Cyber Security: The Role of the Next Generation Board

Within minutes, the worldwide cyber attack of last week became one of the largest cyber crimes in history. Organisations were and are vulnerable. The relatively new threat of cyber warfare creates serious issues for Boards and organisations.

What is a Board of Director’s role in safeguarding the company?

Should Boards have cyber threats at the top of risk management issues?

Here are some of the aspects that boards should keep in mind:

Acknowledging That the Risk is Real

Creating a conversation around cyber attacks and cyber risk is where to start with regard to setting best practices for information security. A CEO and board should monitor existing threats and assess how they evolved over time. One way to do it is by focusing strategic discussions on risks for a specific department or line of business at an organisation, such as business expansion, digital transformation or M&A.

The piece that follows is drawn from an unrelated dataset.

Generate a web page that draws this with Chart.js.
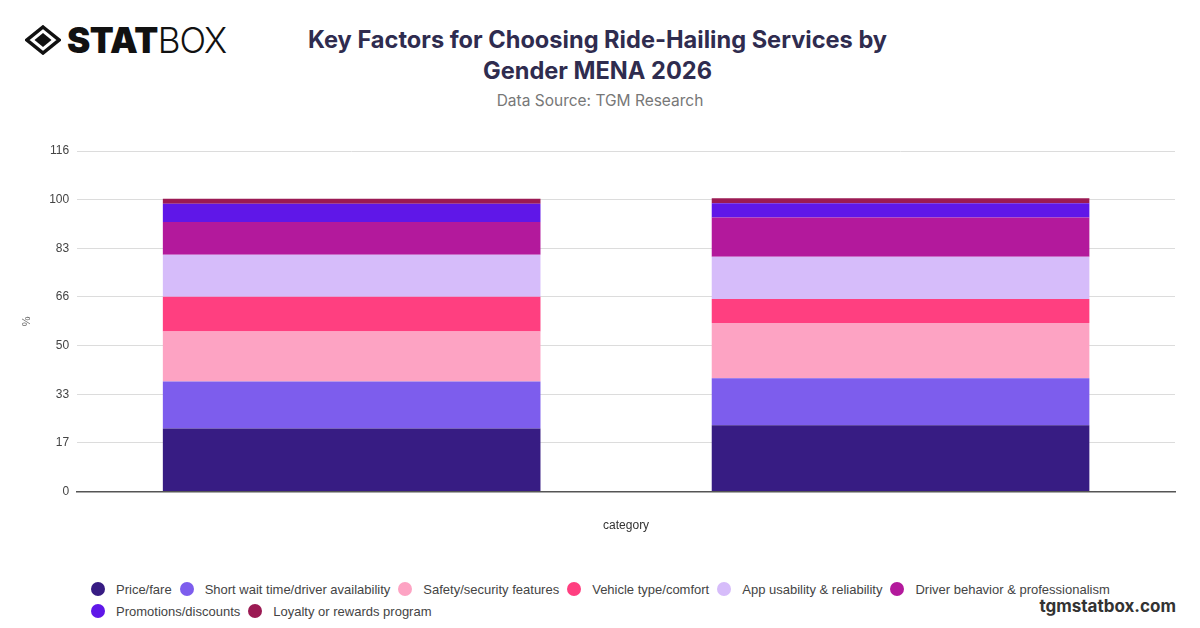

Cyber security awareness across the company includes training employees and making sure they are familiar with security policies and secure behaviours. Chad Greene, the Director of Security at Facebook, writes about Fortune 500 companies keeping two types of red teams to address cyber risks in the Fortune article ‘An exploitable weakness in network security: corporate boards’ – one team that would track potential weak points and the other to react to threats.

Developing Resilience for Business Continuity

IT and digital capabilities are hot skills for every Next Generation Board, across all industries. Research carried out by Accenture demonstrates that only one-third of organisations are competent at practicing cyber attack scenarios while just a few could identify which sensitive information and assets require protection during such attacks. The Board having a hands-on approach to prioritizing cyber security will reap economic benefits in the long run. Cyber security drills and simulations can help to assess how prepared the company is for crises. When CEO’s and board members participate in drills, they can get clarity on the kind of threats to anticipate going forward.

Re-Examining Insurance Provisions

CEO’s and board directors need to think about cyber attacks as more destructive than a low-level breach of consumer data, especially since any attack may jeopardize business-critical assets. Stress-testing existing defensive strategies by enlisting specialist employees or a cyber security firm can give a better idea about vulnerabilities before an actual attack happens. Having insurance that covers damages resulting from cyber attacks is another aspect to be kept in mind. While cyber insurance would typically focus on privacy violations, more and more businesses are requiring policies that include digital asset restoration, systems failure coverage and business interruption coverage that was the result of a third party, as in a cloud provider.

Evaluating the Organisation’s Risk Disclosures

In light of growing awareness about cyber threats, Boards should revisit their cyber risk and incident disclosure practice and be prepared for increasing spotlight on the Boards role in handling this security.